Después de la primera noche de citas en la Bavarian Chicleen House de Frankenmuth, no hubo vuelta atrás a la guerra de los sexos. Gracias a la señora Beachum, todos descubrimos que nos gustábamos unos a otros, y mucho. Y mientras los demás contemplaban sus siguientes movimientos en una vida de citas, yo tuve tiempo de ponderar cuestiones como la clase de problemas que tendría la señora Beachum por haber terminado con la política de retraso de la pubertad implementada por la Iglesia. Los chicos dejaron de molestar a las chicas y las chicas dejaron de reírse de los chicos. Nos ayudamos unos a otros con los deberes. Dejamos que las chicas jugaran a baloncesto. Todo parecía mejor y estábamos agradecidos a la señora Beachum por su entusiasmo y su deseo de enseñarnos algo más que las capitales de los cincuenta estados. Ansiábamos las tardes con ella, la mejor parte del día para nosotros. Así que cuando volvimos de comer para asistir a la clase de la señora Beachum el 5 de febrero de 1968 nos sorprendió descubrir que no se había presentado en la escuela. Tampoco lo hizo al día siguiente. Ni al otro. Nos dijeron que nadie sabía dónde estaba, que había desaparecido. Al principio, confiamos en que se había quedado dormida y que simplemente no se había presentado a trabajar durante unos días. La madre superiora la sustituyó. Pero al continuar la semana, la expresión de preocupación en el rostro de la madre superiora era evidente y sus intentos de seguir los planes de lecciones de la señora Beachum eran torpes, porque sin duda estaba distraída.
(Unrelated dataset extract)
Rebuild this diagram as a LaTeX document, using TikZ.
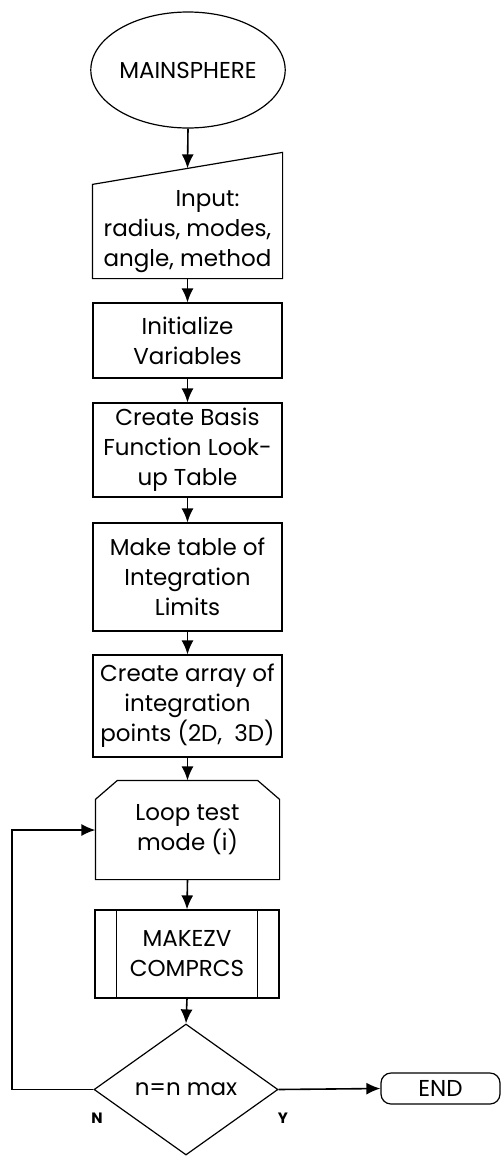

No nos dio ninguna información, y al quinto día de ausencia de la señora Beachum, muchos de nosotros nos habíamos quejado a nuestros padres y les habíamos pedido que llegaran al fondo de lo que estuviera ocurriendo.
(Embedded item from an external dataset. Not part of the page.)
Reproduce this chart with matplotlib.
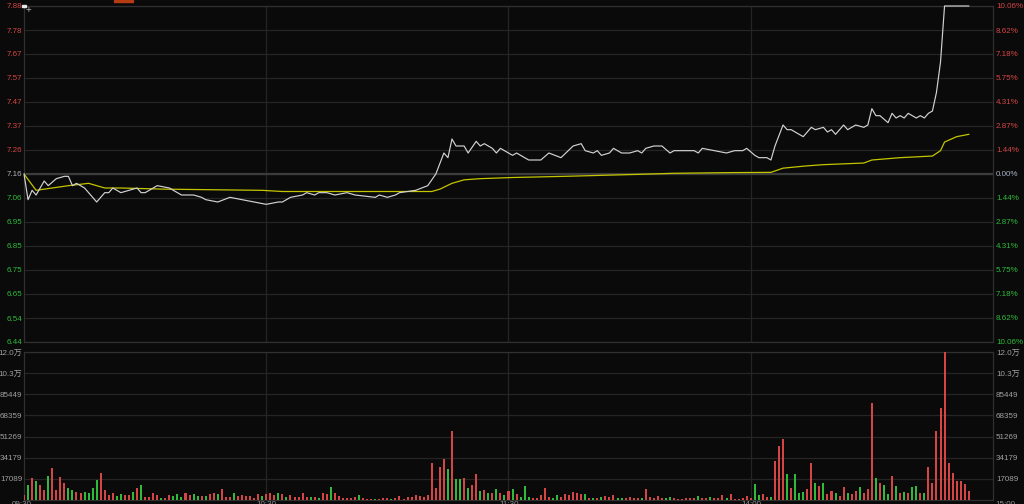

Las noticias de la noche en televisión esa semana eran espeluznantes. Era el Año Nuevo vietnamita (el Tet) de 1968, y aunque esa fue la primera vez que cualquiera de nosotros se enteraba de que los vietnamitas tenían un segundo año nuevo, la única razón de que lo supiéramos fue que Chet Huntley y David Brinkley nos explicaron por qué el Vietcong y los norvietnamitas habían lanzado la mayor ofensiva de la guerra. NBC News fue especialmente gráfica (en esos días la tele mostró la guerra sin censuras). Su cámara captó a un general survietnamita agarrando a un sospechoso del Vietcong en la calle, poniendo su pistola en la sien del hombre y volándole los sesos de manera que estos literalmente salieron por el otro lado de su cabeza. Eso hizo que la cena de carne congelada se digiriera más fácil ante la tele.
La ofensiva del Tet de 1968 mandó a la opinión pública americana una onda expansiva contraria a todo lo que nos habían contado respecto a que Estados Unidos enseguida ganaría la guerra: «Ya vemos la luz al final del túnel». De hecho, la ofensiva mostró lo poderoso que era el oponente y hasta qué punto estábamos perdiendo. El Vietcong se encontraba en todos los rincones de Saigón, incluso en la puerta de la embajada de Estados Unidos. No estábamos a punto de ganar nada. Esa guerra iba a acompañarnos mucho tiempo. Encendí la tele y me alegré de que fuera a ingresar en el seminario al año siguiente. Si estabas en el seminario no podían movilizarte. Una razón más para no necesitar el servicio de citas de la señora Beachum.
Finalmente corrió la voz entre los padres de que la señora Beachum se había esfumado. No había noticias oficiales de la parroquia, pero se dijo lo siguiente: «El marido de la señora Beachum ha desaparecido en Vietnam y se lo da por muerto. Nadie sabe dónde está la señora Beachum, pero probablemente se ha ido a casa para estar con su familia».
Nunca volvimos a saber nada de la señora Beachum. Nadie. Se dijo que estaba demasiado consternada para hablar con nadie del St. John y, de haberlo hecho, nadie habría sabido qué decirle. Otros contaron que había sufrido un ataque de nervios cuando recibió la noticia de lo ocurrido a su marido y que se había marchado para estar lejos, muy lejos, para estar sola y rehuir este mundo cruel. Un feligrés comentó que se había suicidado, pero ninguno de nosotros lo creyó, porque si había una persona a la que le emocionaba estar viva esa era la señora Beachum. Terminamos el año con una profesora sustituía que se esforzó todo lo posible, pero nunca nos pidió que cantáramos un poema.
Fue entonces, en la primavera de 1968, después de las muertes en Vietnam del sargento Beachum y un chico del instituto, además de los asesinatos de King y del hombre amable del ascensor del Senado que me ayudó a encontrar a mi madre, cuando me decidí: bajo ninguna circunstancia, fuera cual fuese la cantidad de coerción, amenazas o tortura, nunca, nunca cogería un arma y dejaría que mi país me enviara a matar vietnamitas.
Y si alguna vez alguien me preguntaba por qué me sentía así, simplemente lo miraría y le diría: «No seas guasón, chico».
Quizá la señora Beachum esté leyendo eso. En ese caso, quiero decir: siento lo que fuera que la alejó de nosotros. Lamento no haber tenido la oportunidad de despedirme. Y siento mucho no haber podido darle las gracias por enseñarme todos esos modales maravillosos.